## WHAT YOU SHOULD DO
The entries below should be given again exactly, minus their pictures.

--- BEGIN RECORDS PROVIDED ---

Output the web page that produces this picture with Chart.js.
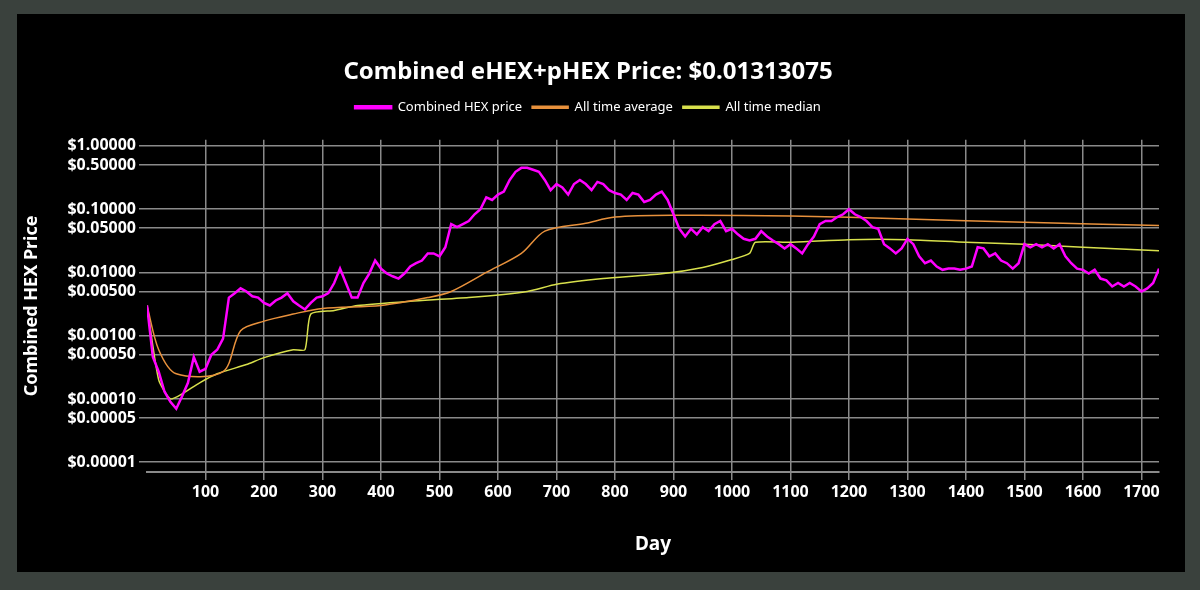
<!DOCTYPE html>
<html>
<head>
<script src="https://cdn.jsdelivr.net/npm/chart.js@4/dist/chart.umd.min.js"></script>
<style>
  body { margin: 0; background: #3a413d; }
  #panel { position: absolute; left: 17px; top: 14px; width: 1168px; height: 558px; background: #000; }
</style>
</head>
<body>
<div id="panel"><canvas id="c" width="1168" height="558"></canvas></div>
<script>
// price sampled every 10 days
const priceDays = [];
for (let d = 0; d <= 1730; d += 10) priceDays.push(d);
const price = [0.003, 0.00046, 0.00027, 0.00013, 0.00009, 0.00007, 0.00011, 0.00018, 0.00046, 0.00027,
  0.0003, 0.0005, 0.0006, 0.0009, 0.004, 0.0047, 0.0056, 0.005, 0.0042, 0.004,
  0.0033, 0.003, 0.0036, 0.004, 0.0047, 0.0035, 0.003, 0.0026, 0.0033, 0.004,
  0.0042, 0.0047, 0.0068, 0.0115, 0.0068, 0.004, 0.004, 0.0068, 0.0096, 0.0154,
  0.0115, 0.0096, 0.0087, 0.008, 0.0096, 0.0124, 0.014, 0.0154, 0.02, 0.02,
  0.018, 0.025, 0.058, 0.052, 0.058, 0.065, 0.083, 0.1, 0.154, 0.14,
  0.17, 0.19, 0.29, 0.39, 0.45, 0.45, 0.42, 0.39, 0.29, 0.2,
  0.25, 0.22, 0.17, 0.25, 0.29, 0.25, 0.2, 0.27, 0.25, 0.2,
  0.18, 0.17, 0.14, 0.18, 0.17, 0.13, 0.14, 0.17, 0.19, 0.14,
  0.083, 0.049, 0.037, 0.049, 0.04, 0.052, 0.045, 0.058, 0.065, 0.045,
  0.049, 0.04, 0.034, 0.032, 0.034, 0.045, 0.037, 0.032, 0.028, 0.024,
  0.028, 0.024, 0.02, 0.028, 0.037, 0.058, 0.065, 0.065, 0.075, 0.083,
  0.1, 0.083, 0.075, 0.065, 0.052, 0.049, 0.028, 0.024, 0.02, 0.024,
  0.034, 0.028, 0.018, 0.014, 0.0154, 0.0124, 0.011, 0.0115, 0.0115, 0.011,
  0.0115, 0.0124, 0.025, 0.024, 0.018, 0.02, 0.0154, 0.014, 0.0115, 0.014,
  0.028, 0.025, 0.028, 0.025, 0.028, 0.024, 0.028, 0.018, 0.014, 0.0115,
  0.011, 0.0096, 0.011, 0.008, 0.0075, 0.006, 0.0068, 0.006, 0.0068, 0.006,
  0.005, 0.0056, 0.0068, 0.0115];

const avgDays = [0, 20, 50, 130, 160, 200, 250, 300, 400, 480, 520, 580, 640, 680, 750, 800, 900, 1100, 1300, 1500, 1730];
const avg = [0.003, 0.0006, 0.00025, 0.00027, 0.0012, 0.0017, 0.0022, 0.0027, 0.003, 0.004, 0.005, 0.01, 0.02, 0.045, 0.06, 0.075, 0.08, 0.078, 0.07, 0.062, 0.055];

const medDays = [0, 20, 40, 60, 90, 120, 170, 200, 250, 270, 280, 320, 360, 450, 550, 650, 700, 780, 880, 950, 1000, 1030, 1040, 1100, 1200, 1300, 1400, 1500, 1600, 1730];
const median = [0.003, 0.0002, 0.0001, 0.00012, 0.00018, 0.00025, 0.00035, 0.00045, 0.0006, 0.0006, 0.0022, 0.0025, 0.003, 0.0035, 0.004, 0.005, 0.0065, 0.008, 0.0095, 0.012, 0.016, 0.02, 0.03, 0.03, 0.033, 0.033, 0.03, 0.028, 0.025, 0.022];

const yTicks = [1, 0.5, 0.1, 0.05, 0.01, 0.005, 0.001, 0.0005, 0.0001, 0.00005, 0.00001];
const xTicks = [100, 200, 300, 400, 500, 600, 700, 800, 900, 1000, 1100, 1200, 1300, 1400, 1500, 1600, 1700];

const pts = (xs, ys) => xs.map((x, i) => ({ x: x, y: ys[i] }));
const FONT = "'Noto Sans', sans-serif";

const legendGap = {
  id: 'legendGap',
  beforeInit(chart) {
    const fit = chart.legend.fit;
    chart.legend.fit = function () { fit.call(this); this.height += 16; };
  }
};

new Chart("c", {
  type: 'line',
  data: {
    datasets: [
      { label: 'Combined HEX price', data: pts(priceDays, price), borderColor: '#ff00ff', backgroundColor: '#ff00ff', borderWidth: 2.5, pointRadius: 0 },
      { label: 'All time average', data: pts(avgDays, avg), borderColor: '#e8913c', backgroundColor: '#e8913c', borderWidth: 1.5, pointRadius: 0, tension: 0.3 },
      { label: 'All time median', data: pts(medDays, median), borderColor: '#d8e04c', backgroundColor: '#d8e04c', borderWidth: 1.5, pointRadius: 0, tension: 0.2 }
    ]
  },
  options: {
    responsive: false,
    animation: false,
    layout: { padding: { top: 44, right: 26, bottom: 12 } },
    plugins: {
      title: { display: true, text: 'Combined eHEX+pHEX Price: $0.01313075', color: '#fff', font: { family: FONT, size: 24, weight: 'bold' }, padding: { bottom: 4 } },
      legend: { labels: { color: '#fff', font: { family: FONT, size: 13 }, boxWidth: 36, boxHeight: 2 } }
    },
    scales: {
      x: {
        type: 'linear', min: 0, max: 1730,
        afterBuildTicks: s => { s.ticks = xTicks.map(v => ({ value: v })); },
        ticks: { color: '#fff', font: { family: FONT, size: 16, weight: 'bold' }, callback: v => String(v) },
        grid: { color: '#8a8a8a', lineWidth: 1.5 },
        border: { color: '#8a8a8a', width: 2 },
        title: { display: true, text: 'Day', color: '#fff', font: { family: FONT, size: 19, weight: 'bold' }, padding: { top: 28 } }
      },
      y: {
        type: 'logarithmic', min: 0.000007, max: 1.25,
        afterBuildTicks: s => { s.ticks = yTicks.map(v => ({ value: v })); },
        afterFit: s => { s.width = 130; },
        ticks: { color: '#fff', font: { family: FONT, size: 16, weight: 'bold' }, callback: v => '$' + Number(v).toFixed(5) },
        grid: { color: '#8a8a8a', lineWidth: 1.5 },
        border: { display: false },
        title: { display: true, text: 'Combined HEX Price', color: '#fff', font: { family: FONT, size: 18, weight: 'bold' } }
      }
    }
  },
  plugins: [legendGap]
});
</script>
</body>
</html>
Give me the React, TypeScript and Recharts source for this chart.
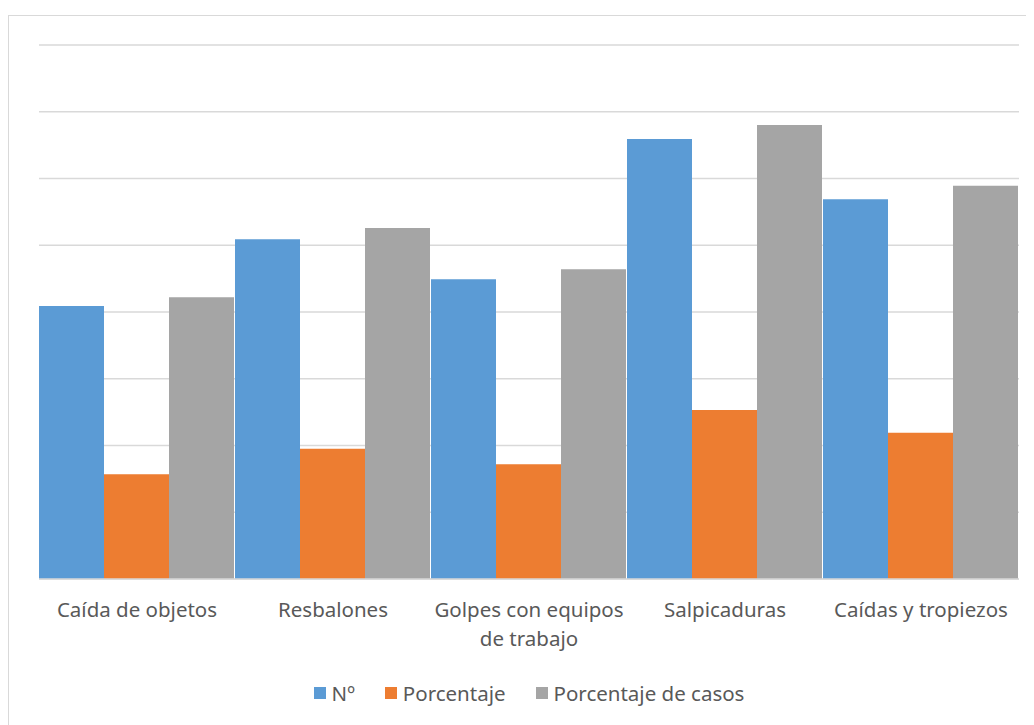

--- END RECORDS PROVIDED ---

## ANSWER TO THIS TASK
Output the web page that produces this picture with Chart.js.
<!DOCTYPE html>
<html>
<head>
<script src="https://cdn.jsdelivr.net/npm/chart.js@4/dist/chart.umd.min.js"></script>
<style>
  body { margin: 0; background: #3a413d; }
  #panel { position: absolute; left: 17px; top: 14px; width: 1168px; height: 558px; background: #000; }
</style>
</head>
<body>
<div id="panel"><canvas id="c" width="1168" height="558"></canvas></div>
<script>
// price sampled every 10 days
const priceDays = [];
for (let d = 0; d <= 1730; d += 10) priceDays.push(d);
const price = [0.003, 0.00046, 0.00027, 0.00013, 0.00009, 0.00007, 0.00011, 0.00018, 0.00046, 0.00027,
  0.0003, 0.0005, 0.0006, 0.0009, 0.004, 0.0047, 0.0056, 0.005, 0.0042, 0.004,
  0.0033, 0.003, 0.0036, 0.004, 0.0047, 0.0035, 0.003, 0.0026, 0.0033, 0.004,
  0.0042, 0.0047, 0.0068, 0.0115, 0.0068, 0.004, 0.004, 0.0068, 0.0096, 0.0154,
  0.0115, 0.0096, 0.0087, 0.008, 0.0096, 0.0124, 0.014, 0.0154, 0.02, 0.02,
  0.018, 0.025, 0.058, 0.052, 0.058, 0.065, 0.083, 0.1, 0.154, 0.14,
  0.17, 0.19, 0.29, 0.39, 0.45, 0.45, 0.42, 0.39, 0.29, 0.2,
  0.25, 0.22, 0.17, 0.25, 0.29, 0.25, 0.2, 0.27, 0.25, 0.2,
  0.18, 0.17, 0.14, 0.18, 0.17, 0.13, 0.14, 0.17, 0.19, 0.14,
  0.083, 0.049, 0.037, 0.049, 0.04, 0.052, 0.045, 0.058, 0.065, 0.045,
  0.049, 0.04, 0.034, 0.032, 0.034, 0.045, 0.037, 0.032, 0.028, 0.024,
  0.028, 0.024, 0.02, 0.028, 0.037, 0.058, 0.065, 0.065, 0.075, 0.083,
  0.1, 0.083, 0.075, 0.065, 0.052, 0.049, 0.028, 0.024, 0.02, 0.024,
  0.034, 0.028, 0.018, 0.014, 0.0154, 0.0124, 0.011, 0.0115, 0.0115, 0.011,
  0.0115, 0.0124, 0.025, 0.024, 0.018, 0.02, 0.0154, 0.014, 0.0115, 0.014,
  0.028, 0.025, 0.028, 0.025, 0.028, 0.024, 0.028, 0.018, 0.014, 0.0115,
  0.011, 0.0096, 0.011, 0.008, 0.0075, 0.006, 0.0068, 0.006, 0.0068, 0.006,
  0.005, 0.0056, 0.0068, 0.0115];

const avgDays = [0, 20, 50, 130, 160, 200, 250, 300, 400, 480, 520, 580, 640, 680, 750, 800, 900, 1100, 1300, 1500, 1730];
const avg = [0.003, 0.0006, 0.00025, 0.00027, 0.0012, 0.0017, 0.0022, 0.0027, 0.003, 0.004, 0.005, 0.01, 0.02, 0.045, 0.06, 0.075, 0.08, 0.078, 0.07, 0.062, 0.055];

const medDays = [0, 20, 40, 60, 90, 120, 170, 200, 250, 270, 280, 320, 360, 450, 550, 650, 700, 780, 880, 950, 1000, 1030, 1040, 1100, 1200, 1300, 1400, 1500, 1600, 1730];
const median = [0.003, 0.0002, 0.0001, 0.00012, 0.00018, 0.00025, 0.00035, 0.00045, 0.0006, 0.0006, 0.0022, 0.0025, 0.003, 0.0035, 0.004, 0.005, 0.0065, 0.008, 0.0095, 0.012, 0.016, 0.02, 0.03, 0.03, 0.033, 0.033, 0.03, 0.028, 0.025, 0.022];

const yTicks = [1, 0.5, 0.1, 0.05, 0.01, 0.005, 0.001, 0.0005, 0.0001, 0.00005, 0.00001];
const xTicks = [100, 200, 300, 400, 500, 600, 700, 800, 900, 1000, 1100, 1200, 1300, 1400, 1500, 1600, 1700];

const pts = (xs, ys) => xs.map((x, i) => ({ x: x, y: ys[i] }));
const FONT = "'Noto Sans', sans-serif";

const legendGap = {
  id: 'legendGap',
  beforeInit(chart) {
    const fit = chart.legend.fit;
    chart.legend.fit = function () { fit.call(this); this.height += 16; };
  }
};

new Chart("c", {
  type: 'line',
  data: {
    datasets: [
      { label: 'Combined HEX price', data: pts(priceDays, price), borderColor: '#ff00ff', backgroundColor: '#ff00ff', borderWidth: 2.5, pointRadius: 0 },
      { label: 'All time average', data: pts(avgDays, avg), borderColor: '#e8913c', backgroundColor: '#e8913c', borderWidth: 1.5, pointRadius: 0, tension: 0.3 },
      { label: 'All time median', data: pts(medDays, median), borderColor: '#d8e04c', backgroundColor: '#d8e04c', borderWidth: 1.5, pointRadius: 0, tension: 0.2 }
    ]
  },
  options: {
    responsive: false,
    animation: false,
    layout: { padding: { top: 44, right: 26, bottom: 12 } },
    plugins: {
      title: { display: true, text: 'Combined eHEX+pHEX Price: $0.01313075', color: '#fff', font: { family: FONT, size: 24, weight: 'bold' }, padding: { bottom: 4 } },
      legend: { labels: { color: '#fff', font: { family: FONT, size: 13 }, boxWidth: 36, boxHeight: 2 } }
    },
    scales: {
      x: {
        type: 'linear', min: 0, max: 1730,
        afterBuildTicks: s => { s.ticks = xTicks.map(v => ({ value: v })); },
        ticks: { color: '#fff', font: { family: FONT, size: 16, weight: 'bold' }, callback: v => String(v) },
        grid: { color: '#8a8a8a', lineWidth: 1.5 },
        border: { color: '#8a8a8a', width: 2 },
        title: { display: true, text: 'Day', color: '#fff', font: { family: FONT, size: 19, weight: 'bold' }, padding: { top: 28 } }
      },
      y: {
        type: 'logarithmic', min: 0.000007, max: 1.25,
        afterBuildTicks: s => { s.ticks = yTicks.map(v => ({ value: v })); },
        afterFit: s => { s.width = 130; },
        ticks: { color: '#fff', font: { family: FONT, size: 16, weight: 'bold' }, callback: v => '$' + Number(v).toFixed(5) },
        grid: { color: '#8a8a8a', lineWidth: 1.5 },
        border: { display: false },
        title: { display: true, text: 'Combined HEX Price', color: '#fff', font: { family: FONT, size: 18, weight: 'bold' } }
      }
    }
  },
  plugins: [legendGap]
});
</script>
</body>
</html>
Give me the React, TypeScript and Recharts source for this chart.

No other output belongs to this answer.